Sami Berat Marçalı: En basitinden bugün, oyunda Fındık’ın ilk olarak 11 yaşında istismarını yaşadığı sahnede, bir takım erkek izleyicilerin güldüğünü ve hemen sonrasında gülmelerinin içine kaçtığını gördüm. Zaten bakarsanız, sadece o an – o sahne hariç, metnin bir çok evresi komedi yazılmış. Gülen de potansiyel total seyircimiz. O totallerin dünyasında, aslında bu sahne bir komedi. Ama hayır, bu komedi değil! O gülen seyirci, aynı sahnenin sonraki evresinde gülmesini yutmak, yemek zorunda kalıyor.
·Diyelim ki oyunda hayat verdiğiniz karakterlere denk geldiniz, ne söylemek isterdiniz?

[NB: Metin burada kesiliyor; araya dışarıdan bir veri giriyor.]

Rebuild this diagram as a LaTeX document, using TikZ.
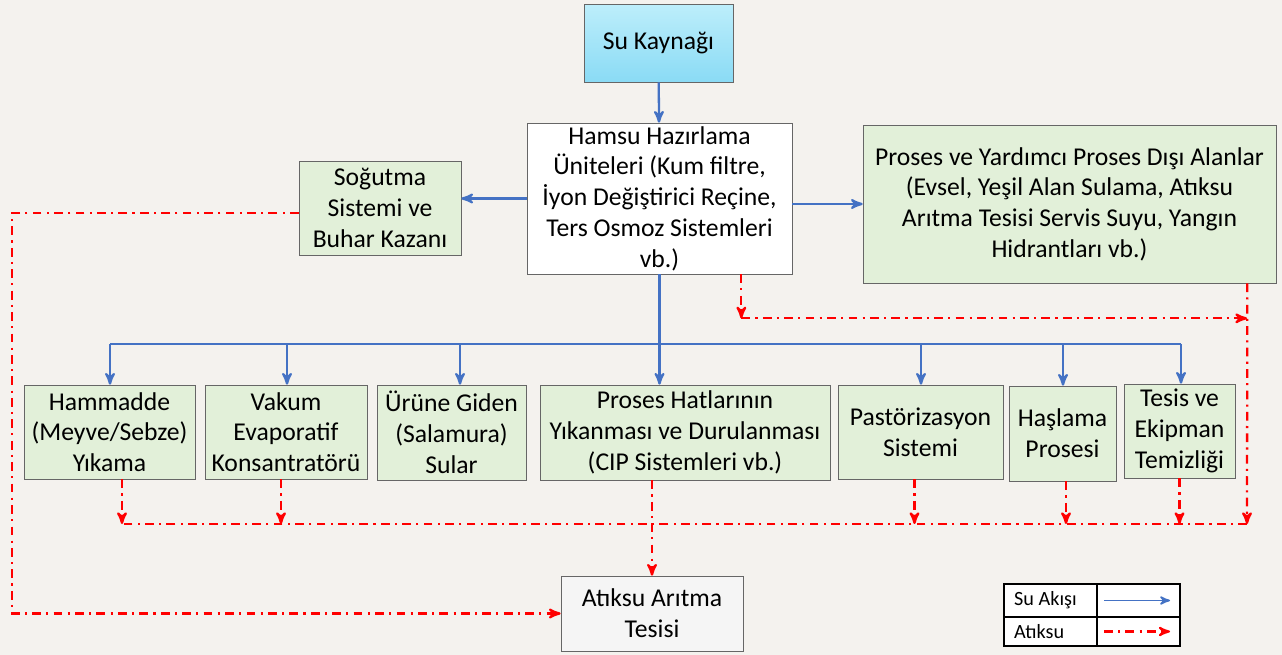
\documentclass[tikz,border=0pt]{standalone}
\usepackage{fontspec}
\setmainfont{Carlito}
\usepackage{tikz}
\usetikzlibrary{arrows}
\definecolor{bgcol}{HTML}{F4F2EE}
\definecolor{boxgreen}{HTML}{E2F0D9}
\definecolor{flowblue}{HTML}{4472C4}
\definecolor{wastered}{HTML}{FF0000}
\definecolor{skytop}{HTML}{BDEEFB}
\definecolor{skybot}{HTML}{8ADBF5}
\tikzset{
 box/.style={draw=black!60, fill=boxgreen, align=center, inner sep=0, font=\fontsize{14.6}{17.5}\selectfont},
 flow/.style={flowblue, line width=1.3pt, ->, >=stealth'},
 waste/.style={wastered, line width=1.3pt, dash pattern=on 5pt off 3pt on 1.2pt off 3pt, ->, >=stealth'},
}

\begin{document}
\begin{tikzpicture}[x=0.02cm, y=-0.02cm]
\fill[bgcol] (0,0) rectangle (1282,655);
\useasboundingbox (0,0) rectangle (1282,655);

% top part
\node[box, top color=skytop, bottom color=skybot, minimum width=2.98cm, minimum height=1.56cm] (su) at (658.5,43) {Su Kaynağı};
\node[box, fill=white, minimum width=5.3cm, minimum height=3.02cm] (hamsu) at (659.5,198.5) {Hamsu Hazırlama\\Üniteleri (Kum filtre,\\İyon Değiştirici Reçine,\\Ters Osmoz Sistemleri\\vb.)};
\node[box, minimum width=3.24cm, minimum height=1.88cm] (sog) at (380,208) {Soğutma\\Sistemi ve\\Buhar Kazanı};
\node[box, minimum width=8.26cm, minimum height=3.16cm] (proses) at (1069.5,204) {Proses ve Yardımcı Proses Dışı Alanlar\\(Evsel, Yeşil Alan Sulama, Atıksu\\Arıtma Tesisi Servis Suyu, Yangın\\Hidrantları vb.)};

% process row
\node[box, minimum width=3.42cm, minimum height=1.88cm] (b1) at (109.5,432) {Hammadde\\(Meyve/Sebze)\\Yıkama};
\node[box, minimum width=3.24cm, minimum height=1.88cm] (b2) at (286,432) {Vakum\\Evaporatif\\Konsantratörü};
\node[box, minimum width=2.98cm, minimum height=1.9cm] (b3) at (451.5,432.5) {Ürüne Giden\\(Salamura)\\Sular};
\node[box, minimum width=5.8cm, minimum height=1.9cm] (b4) at (685,432.5) {Proses Hatlarının\\Yıkanması ve Durulanması\\(CIP Sistemleri vb.)};
\node[box, minimum width=3.3cm, minimum height=1.88cm] (b5) at (920.5,432) {Pastörizasyon\\Sistemi};
\node[box, minimum width=2.14cm, minimum height=1.9cm] (b6) at (1062.5,433.5) {Haşlama\\Prosesi};
\node[box, minimum width=2.22cm, minimum height=1.88cm] (b7) at (1179.5,431) {Tesis ve\\Ekipman\\Temizliği};

\node[box, fill=black!4, minimum width=3.64cm, minimum height=1.5cm] (atik) at (652,613.5) {Atıksu Arıtma\\Tesisi};

% water flow
\coordinate (bus) at (0,344);
\draw[flow] (su) -- (hamsu);
\draw[flow] (hamsu.west) -- (hamsu.west -| sog.east);
\draw[flow] (proses.west -| hamsu.east) -- (proses.west);
\draw[flow] (hamsu.south) -- (hamsu.south |- b4.north);
\draw[flowblue, line width=1.3pt] ([xshift=0.01cm]b1.north |- bus) -- ([xshift=0.03cm]b7.north |- bus);
\foreach \b/\s in {b1/0.01, b2/0.02, b3/0.17, b5/0.01, b6/0.01, b7/0.03}
 \draw[flow] ([xshift=\s cm]\b.north |- bus) -- ([xshift=\s cm]\b.north);

% waste water
\coordinate (wx) at (12,0);
\coordinate (wr) at (1247,524);
\coordinate (wl) at (122,524);
\draw[waste] ([yshift=-0.1cm]sog.west) -- ([yshift=-0.1cm]sog.west -| wx) -- (wx |- atik.west) -- (atik.west);
\draw[waste] ([xshift=-1.02cm]hamsu.south east) -- ++(0,44) coordinate (wa);
\draw[waste] (wa) -- (wa -| wr);
\draw[waste] ([xshift=-0.58cm]proses.south east) -- (wr);
\draw[waste, -] (wr) -- (wl);
\foreach \b/\s in {b1/0.25, b2/-0.1, b5/-0.12, b6/0.07, b7/0}
 \draw[waste] ([xshift=\s cm]\b.south) -- ([xshift=\s cm]\b.south |- wl);
\draw[waste] (atik.north |- b4.south) -- (atik.north);

% legend
\fill[white] (1004,584) rectangle (1180,646);
\draw[black, line width=0.8pt] (1004,584) rectangle (1180,646) (1097,584) -- (1097,646) (1004,617) -- (1180,617);
\node[anchor=west, font=\fontsize{11.5}{13}\selectfont] (lgflow) at (1008,600.5) {Su Akışı};
\node[anchor=west, font=\fontsize{11.5}{13}\selectfont] (lgwaste) at (1008,631.5) {Atıksu};
\draw[flow, line width=1pt] (1104,600.5) -- (1170,600.5);
\draw[waste, line width=1.2pt] (1104,631.5) -- (1170,631.5);
\end{tikzpicture}
\end{document}
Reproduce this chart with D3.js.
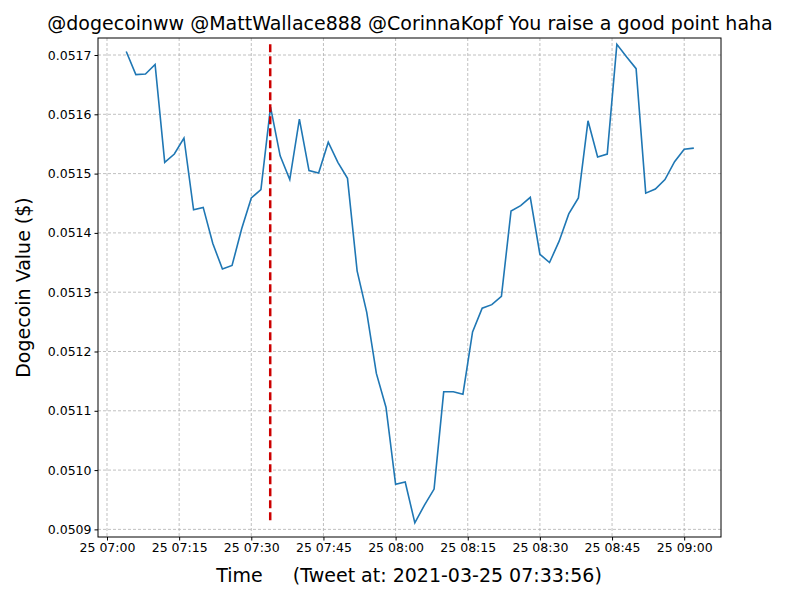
<!DOCTYPE html>
<html><head><meta charset="utf-8">
<script src="https://cdn.jsdelivr.net/npm/d3@7"></script>
<style>body{margin:0;background:#fff;font-family:"DejaVu Sans",sans-serif}</style>
</head><body><svg id="c" width="800" height="600"></svg>
<script>
// minutes after 07:00 on 2021-03-25
const minutes = d3.range(4, 123, 2);
const values = [0.051706,0.051667,0.051668,0.051684,0.051519,0.051533,0.051560,0.051439,0.051443,0.051382,
  0.051339,0.051345,0.051407,0.051459,0.051473,0.051612,0.051530,0.051490,0.051592,0.051505,
  0.051501,0.051553,0.051519,0.051492,0.051336,0.051266,0.051163,0.051106,0.050976,0.050980,
  0.050911,0.050941,0.050968,0.051132,0.051132,0.051128,0.051233,0.051273,0.051279,0.051293,
  0.051437,0.051446,0.051460,0.051364,0.051350,0.051386,0.051432,0.051459,0.051589,0.051528,
  0.051533,0.051718,0.051697,0.051677,0.051467,0.051474,0.051490,0.051520,0.051541,0.051543];
const xTicks = [0, 15, 30, 45, 60, 75, 90, 105, 120];
const yTicks = [0.0509, 0.0510, 0.0511, 0.0512, 0.0513, 0.0514, 0.0515, 0.0516, 0.0517];
const tweetTime = new Date(2021, 2, 25, 7, 33, 56);

const base = new Date(2021, 2, 25, 7, 0, 0);
const t = m => new Date(+base + m * 60000);
const data = minutes.map((m, i) => ({date: t(m), v: values[i]}));

const svg = d3.select("#c");
const L = 98, R = 721, T = 38, B = 537;
const x = d3.scaleTime().domain([t(-1.87), t(127.65)]).range([L, R]);
const y = d3.scaleLinear().domain([0.05088716, 0.05172867]).range([B, T]);

const grid = svg.append("g").attr("stroke", "#b0b0b0").attr("stroke-dasharray", "3,2").attr("stroke-width", 0.8);
xTicks.forEach(m => grid.append("line").attr("x1", x(t(m))).attr("x2", x(t(m))).attr("y1", T).attr("y2", B));
yTicks.forEach(v => grid.append("line").attr("x1", L).attr("x2", R).attr("y1", y(v)).attr("y2", y(v)));

const fmt = d3.timeFormat("%d %H:%M");
svg.append("g").attr("transform", `translate(0,${B})`)
  .call(d3.axisBottom(x).tickValues(xTicks.map(t)).tickFormat(fmt).tickSizeOuter(0).tickSize(3.5))
  .call(g => g.selectAll("text").attr("font-size", 12.5).attr("fill", "#000").attr("font-family", "DejaVu Sans"))
  .call(g => g.select(".domain").remove());
svg.append("g").attr("transform", `translate(${L},0)`)
  .call(d3.axisLeft(y).tickValues(yTicks).tickFormat(d3.format(".4f")).tickSizeOuter(0).tickSize(3.5))
  .call(g => g.selectAll("text").attr("font-size", 12.5).attr("fill", "#000").attr("font-family", "DejaVu Sans"))
  .call(g => g.select(".domain").remove());

svg.append("path").datum(data).attr("fill", "none").attr("stroke", "#1f77b4").attr("stroke-width", 1.6)
  .attr("d", d3.line().x(d => x(d.date)).y(d => y(d.v)));

svg.append("line").attr("x1", x(tweetTime)).attr("x2", x(tweetTime))
  .attr("y1", y(d3.max(values))).attr("y2", y(d3.min(values)))
  .attr("stroke", "#cc0000").attr("stroke-width", 2.5).attr("stroke-dasharray", "8,4");

svg.append("rect").attr("x", L).attr("y", T).attr("width", R - L).attr("height", B - T)
  .attr("fill", "none").attr("stroke", "#000").attr("stroke-width", 1);

svg.append("text").attr("x", 410).attr("y", 30).attr("text-anchor", "middle").attr("font-size", 19)
  .text("@dogecoinww @MattWallace888 @CorinnaKopf You raise a good point haha");
svg.append("text").attr("x", 409).attr("y", 582).attr("text-anchor", "middle").attr("font-size", 19)
  .attr("xml:space", "preserve").text("Time     (Tweet at: 2021-03-25 07:33:56)");
svg.append("text").attr("transform", `translate(30,${(T + B) / 2}) rotate(-90)`).attr("text-anchor", "middle")
  .attr("font-size", 19).text("Dogecoin Value ($)");
</script></body></html>
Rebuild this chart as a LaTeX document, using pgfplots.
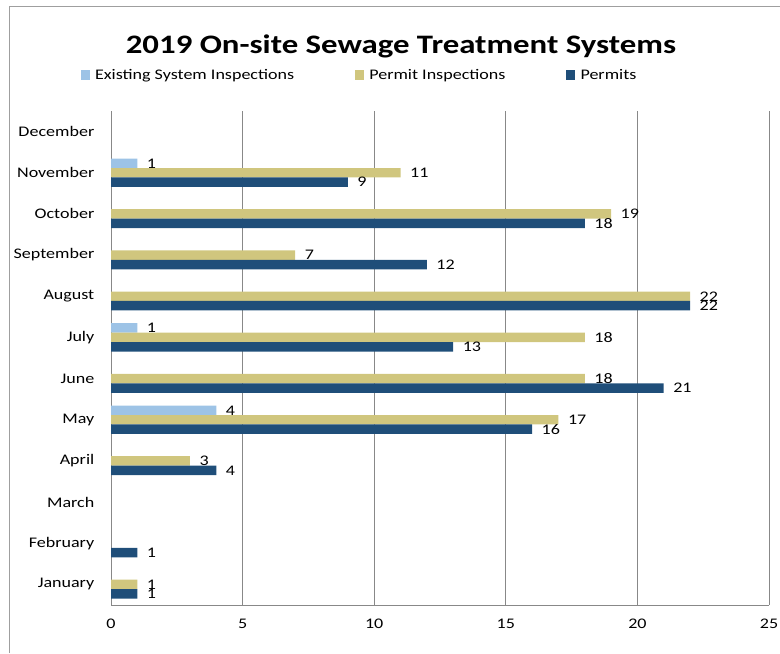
\documentclass[border=0pt]{standalone}
\usepackage{fontspec}
\setmainfont{Carlito}[FakeStretch=1.23]
\usepackage{pgfplots}
\pgfplotsset{compat=1.18}
\definecolor{exist}{HTML}{9DC3E6}
\definecolor{pinsp}{HTML}{D0C67E}
\definecolor{perm}{HTML}{1F4E79}
\definecolor{gridc}{HTML}{888888}
\begin{document}
\begin{tikzpicture}
\useasboundingbox (0pt,0pt) rectangle (585pt,-489.75pt);
\draw[color=gray!75, line width=0.75pt] (6.75pt,-489.75pt) -- (6.75pt,-4.5pt) -- (585pt,-4.5pt);
\node[font=\bfseries\fontsize{20}{24}\selectfont] at (300.75pt,-34.5pt) {2019 On-site Sewage Treatment Systems};
\begin{axis}[
  at={(83.25pt,-453.75pt)}, anchor=south west,
  scale only axis, width=493.5pt, height=370.5pt,
  xbar, bar width=7.1pt,
  xmin=0, xmax=25, ymin=-0.5, ymax=11.5,
  xtick={0,5,10,15,20,25},
  ytick={0,1,2,3,4,5,6,7,8,9,10,11},
  yticklabels={January,February,March,April,May,June,July,August,September,October,November,December},
  xmajorgrids, grid style={gridc, line width=0.75pt},
  axis x line*=bottom, axis y line*=left,
  axis line style={gridc, line width=0.75pt, -},
  major tick length=0pt,
  tick label style={font=\fontsize{11}{13}\selectfont},
  /pgf/number format/assume math mode=true,
  xticklabel style={yshift=-7pt},
  yticklabel style={xshift=-9pt},
  nodes near coords,
  nodes near coords style={font=\fontsize{11}{13}\selectfont, anchor=west, inner sep=0pt, xshift=7pt, /pgf/number format/assume math mode=true},
  legend columns=3,
  legend style={at={(0.3777,1.0729)}, anchor=center, draw=none, fill=none,
    font=\fontsize{11}{13}\selectfont,
    nodes={inner sep=1.5pt},
    /tikz/every odd column/.append style={column sep=2.5pt},
    /tikz/every even column/.append style={column sep=44pt}},
  legend image code/.code={\fill[#1] (0pt,-3.4pt) rectangle (6.8pt,3.4pt);},
]
\addplot[fill=exist, draw=none, bar shift=7.1pt] coordinates {(4,4) (1,6) (1,10)};
\addplot[fill=pinsp, draw=none, bar shift=0pt] coordinates {(1,0) (3,3) (17,4) (18,5) (18,6) (22,7) (7,8) (19,9) (11,10)};
\addplot[fill=perm, draw=none, bar shift=-7.1pt] coordinates {(1,0) (1,1) (4,3) (16,4) (21,5) (13,6) (22,7) (12,8) (18,9) (9,10)};
\legend{Existing System Inspections, Permit Inspections, Permits}
\end{axis}
\end{tikzpicture}
\end{document}
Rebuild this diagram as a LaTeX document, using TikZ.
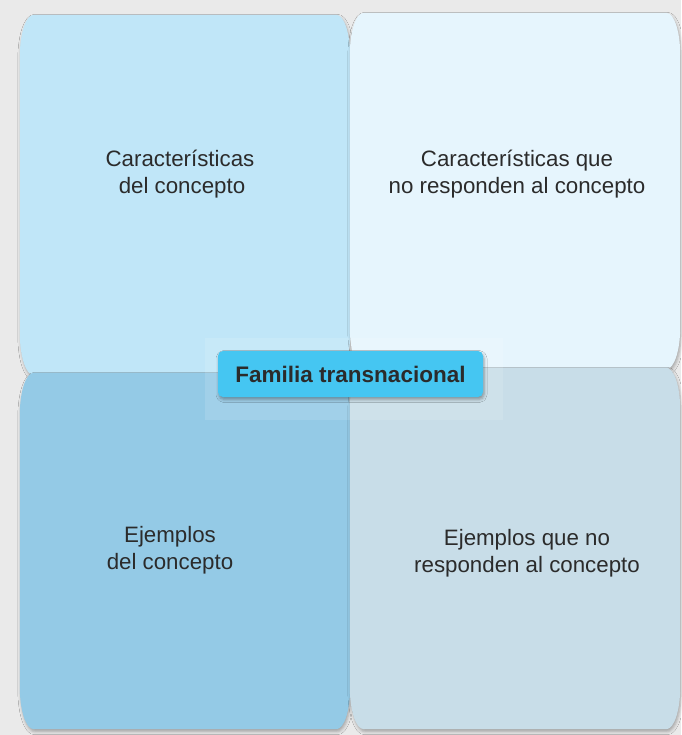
\documentclass[tikz,border=0pt]{standalone}
\usepackage{fontspec}
\setmainfont{Liberation Sans}
\usetikzlibrary{calc,shadows.blur}

\definecolor{pagegray}{HTML}{EAEAEA}
\definecolor{charblue}{HTML}{C0E6F8}
\definecolor{nocharblue}{HTML}{E6F5FD}
\definecolor{exblue}{HTML}{94CAE6}
\definecolor{noexblue}{HTML}{C8DDE8}
\definecolor{tagblue}{HTML}{45C6F2}
\definecolor{inkgray}{HTML}{2B2B2B}

% box with flattened (elliptic) corners round a named node
\newcommand{\quadfill}[2]{%
  \fill[#2, quadshadow]
    ($(#1.north west)+(0,42)$) .. controls +(0,-23) and +(-8,0) .. ($(#1.north west)+(14,0)$)
    -- ($(#1.north east)+(-14,0)$) .. controls +(8,0) and +(0,-23) .. ($(#1.north east)+(0,42)$)
    -- ($(#1.south east)+(0,-42)$) .. controls +(0,23) and +(8,0) .. ($(#1.south east)+(-14,0)$)
    -- ($(#1.south west)+(14,0)$) .. controls +(-8,0) and +(0,23) .. ($(#1.south west)+(0,-42)$)
    -- cycle;}

\begin{document}
\begin{tikzpicture}[
  x=1pt, y=-1pt,
  font=\fontsize{22.3}{27}\selectfont,
  quad/.style={minimum width=330pt, inner sep=0pt},
  quadtext/.style={align=center, text=inkgray, inner sep=0pt},
  quadshadow/.style={blur shadow={shadow xshift=1pt, shadow yshift=-2.5pt,
                     shadow blur radius=3pt, shadow opacity=30}},
  tag/.style={fill=tagblue, rounded corners=5pt, minimum width=265pt, minimum height=46pt,
              inner sep=0pt, text=inkgray, font=\fontsize{22.5}{26}\bfseries\selectfont,
              blur shadow={shadow xshift=1pt, shadow yshift=-2.5pt,
                           shadow blur radius=3pt, shadow opacity=35}},
]

\useasboundingbox (0,0) rectangle (681,735);
\fill[pagegray] (0,0) rectangle (681,735);

% --- Quadrants ---
\node[quad, minimum height=360pt] (chars) at (185,195) {};
\node[quad, minimum height=356pt] (nochars) at (515,191) {};
\node[quad, minimum height=356pt] (examples) at (185,551) {};
\node[quad, minimum height=361pt] (noexamples) at (515,548.5) {};

\quadfill{chars}{charblue}
\quadfill{nochars}{nocharblue}
\quadfill{examples}{exblue}
\quadfill{noexamples}{noexblue}

% --- Quadrant texts ---
\node[quadtext] (charstxt) at (180,174) {Características\\\hspace*{4pt}del concepto};
\node[quadtext] (nocharstxt) at (517,174) {Características que\\no responden al concepto};
\node[quadtext] (examplestxt) at (170,550) {Ejemplos\\del concepto};
\node[quadtext] (noexamplestxt) at (527,553) {Ejemplos que no\\responden al concepto};

% --- Central concept ---
\fill[white, opacity=0.12] (205,338) rectangle (503,420);
\node[tag] (concept) at (350.5,374) {Familia transnacional};

\end{tikzpicture}
\end{document}
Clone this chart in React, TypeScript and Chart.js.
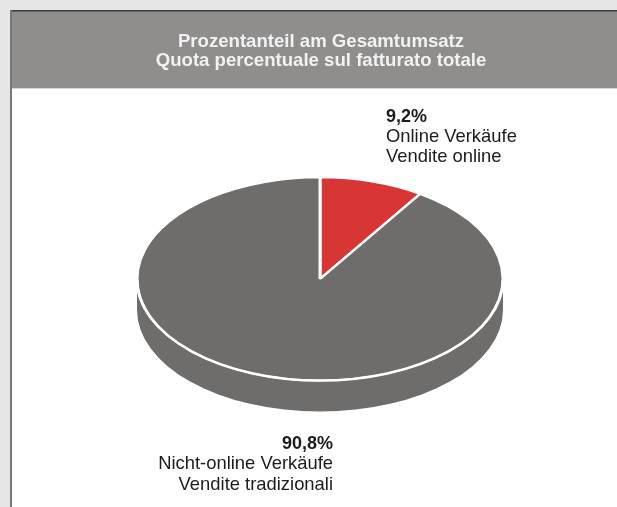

Sami B. Marçalı: Fındık’a, “Bu başına gelecek, yaşayacaksın ve yüzleşceksin. Yaşamına bak, rahat ol!” derdim. Diğer karakterlere de, “Sizden büyük bir dünya var, kendinize bakın, ‘ben ne kadar derin ve doğruyum?’ diye… Düşünün!” Çünkü düşünemezseniz zaten total bir seyrici olursunuz.
Berk Hakman: Benimle iletişime geçmediği sürece, ona bir şey diyemezdim, çünkü bakınca kim kime bir öğüt verecek durumda ki!
Zeynep Dinsel: “Yaşamına bak,” derdim.
Yezdan Kayacan: (İsveçli oyun yazarı ve film yönetmeni) İngmar Bergman'a sormuşlar; “Gidişat kötü, dünya nasıl kurtulacak?” O da; “Utanç,” demiş…
İnci Sefa Cingöz: “Aşk bu değil,” derdim. Ekonomik özgürlüğü olsa belki böyle olmayacak ama bir taraftan da ‘acaba yine de farkına varır mıydı?’ diyorum. Umarım varırdı.
Yasemin Çolak: Oynadığım anne karakterine, ‘Çocuğu al ve git o evden,’ derdim. Çünkü uzaklaşabilirse bazı şeylerin farkına varabiliriz.